The United States Postal Service (“USPS”) has been running a semi-secret program monitoring social media site traffic, raising concerns about the purpose or authority for such a program surveilling American citizens.

First reported in April 2021 by Jenna Winter on Yahoo! News, the USPS had published a “Situational Awareness Bulletin” on March 16 providing a short summary of the program known as the Internet Covert Operations Program (“iCOP”).

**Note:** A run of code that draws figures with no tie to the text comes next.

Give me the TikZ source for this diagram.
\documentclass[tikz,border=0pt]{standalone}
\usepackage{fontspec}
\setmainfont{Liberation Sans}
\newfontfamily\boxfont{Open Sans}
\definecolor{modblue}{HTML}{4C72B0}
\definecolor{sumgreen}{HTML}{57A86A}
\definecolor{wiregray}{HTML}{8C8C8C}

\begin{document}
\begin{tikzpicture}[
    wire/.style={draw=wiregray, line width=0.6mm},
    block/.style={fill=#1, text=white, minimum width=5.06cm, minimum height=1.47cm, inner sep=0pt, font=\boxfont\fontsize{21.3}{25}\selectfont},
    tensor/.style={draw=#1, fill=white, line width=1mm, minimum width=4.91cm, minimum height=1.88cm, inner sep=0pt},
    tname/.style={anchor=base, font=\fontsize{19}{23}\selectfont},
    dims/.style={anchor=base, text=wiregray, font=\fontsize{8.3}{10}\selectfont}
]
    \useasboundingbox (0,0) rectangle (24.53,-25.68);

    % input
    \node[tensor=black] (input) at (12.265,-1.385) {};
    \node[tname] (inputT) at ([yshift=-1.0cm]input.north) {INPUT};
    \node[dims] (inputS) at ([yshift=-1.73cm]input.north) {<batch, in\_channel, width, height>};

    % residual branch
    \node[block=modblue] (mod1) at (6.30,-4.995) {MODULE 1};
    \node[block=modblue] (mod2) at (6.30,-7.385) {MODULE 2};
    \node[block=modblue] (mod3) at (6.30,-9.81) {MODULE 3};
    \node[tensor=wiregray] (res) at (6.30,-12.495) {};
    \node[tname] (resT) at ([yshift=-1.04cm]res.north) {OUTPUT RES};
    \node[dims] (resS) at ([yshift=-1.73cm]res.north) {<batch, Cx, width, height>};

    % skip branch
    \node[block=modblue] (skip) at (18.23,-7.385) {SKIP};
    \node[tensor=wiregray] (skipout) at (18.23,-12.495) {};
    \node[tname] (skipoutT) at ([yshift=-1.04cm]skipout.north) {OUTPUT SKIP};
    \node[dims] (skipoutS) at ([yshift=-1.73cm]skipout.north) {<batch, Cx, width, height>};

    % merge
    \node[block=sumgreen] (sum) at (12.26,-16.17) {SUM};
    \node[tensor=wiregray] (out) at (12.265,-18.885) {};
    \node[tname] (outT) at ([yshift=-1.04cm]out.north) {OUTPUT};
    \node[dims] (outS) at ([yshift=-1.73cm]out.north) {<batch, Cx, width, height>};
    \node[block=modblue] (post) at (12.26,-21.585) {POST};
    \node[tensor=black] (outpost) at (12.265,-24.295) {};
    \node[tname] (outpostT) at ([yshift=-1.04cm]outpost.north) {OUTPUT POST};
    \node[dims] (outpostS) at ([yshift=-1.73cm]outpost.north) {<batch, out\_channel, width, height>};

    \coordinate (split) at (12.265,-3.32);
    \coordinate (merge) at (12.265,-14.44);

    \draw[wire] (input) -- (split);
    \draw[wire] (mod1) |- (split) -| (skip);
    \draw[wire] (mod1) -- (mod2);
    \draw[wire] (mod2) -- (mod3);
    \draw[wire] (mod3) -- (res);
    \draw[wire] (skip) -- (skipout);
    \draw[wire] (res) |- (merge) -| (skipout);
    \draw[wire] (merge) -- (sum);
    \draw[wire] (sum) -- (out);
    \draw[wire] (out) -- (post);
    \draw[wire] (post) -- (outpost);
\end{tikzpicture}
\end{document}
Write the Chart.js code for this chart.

“The iCOP program protects the Postal Service and the public by facilitating the identification, disruption, and dismantling of individuals and organizations that use the mail or USPS online tools to facilitate black market Internet trade or other illegal activities,” according to a 2019 USPS Inspection Service (“USPSIS”) report. This vague description does not mention anything about social media monitoring, though other descriptions of the program detail how USPSIS agents “assume fake identities online, use sophisticated intelligence tools and employ facial recognition software” during investigations into such crimes as “narcotics, mail theft, revenue fraud, homicide, dangerous mail, and more,” according to Reason.com.

According to April testimony by Chief Postal Inspector Gary R. Barksdale, the program launched in 2017 to help track black market shipments of firearms and opioids but by May or June 2020 had transitioned to surveilling social media sites to pre-emptively detect threats to USPS leaders, staff, or facilities.

After it became public that the USPS program was targeting “right-wing leaning Parler and Telegram accounts,” 30 Republican members of Congress wrote a letter to Postmaster Louis DeJoy on April 22.

“The type of amorphous, broad mandate under which iCOP is allegedly operating is particularly troubling because it is unclear why the USPS, of all government agencies and the only one devoted to the delivery of Americans’ mail, is taking on the role of intelligence collection,” stated the GOP letter. “The United States is not lacking in its availability of intelligence agencies, and it should be left to those professionals to engage in this sort of behavior, if it is even necessary at all,” the letter continued.

The Yahoo! News article detailed how data collected by the program is distributed for use by other agencies through Homeland Security fusion centers, suggesting that “[t]he retention and dissemination of these reports could allow federal agencies to receive information they are not allowed by statute to collect themselves.”

Summing-up the questionable nature of the program, Rep. Nancy Mace (R-S.C.) wrote in the Washington Examiner, “Barksdale couldn’t tell us ... how much taxpayers were paying to run it, or even what legal authority the post office had to spy on the public’s social media activities.”

Congressman Matt Gaetz (R-Fla.), along with nine Republican co-sponsors, introduced a bill—HR 2921—that would prohibit funds from being used for the iCOP program.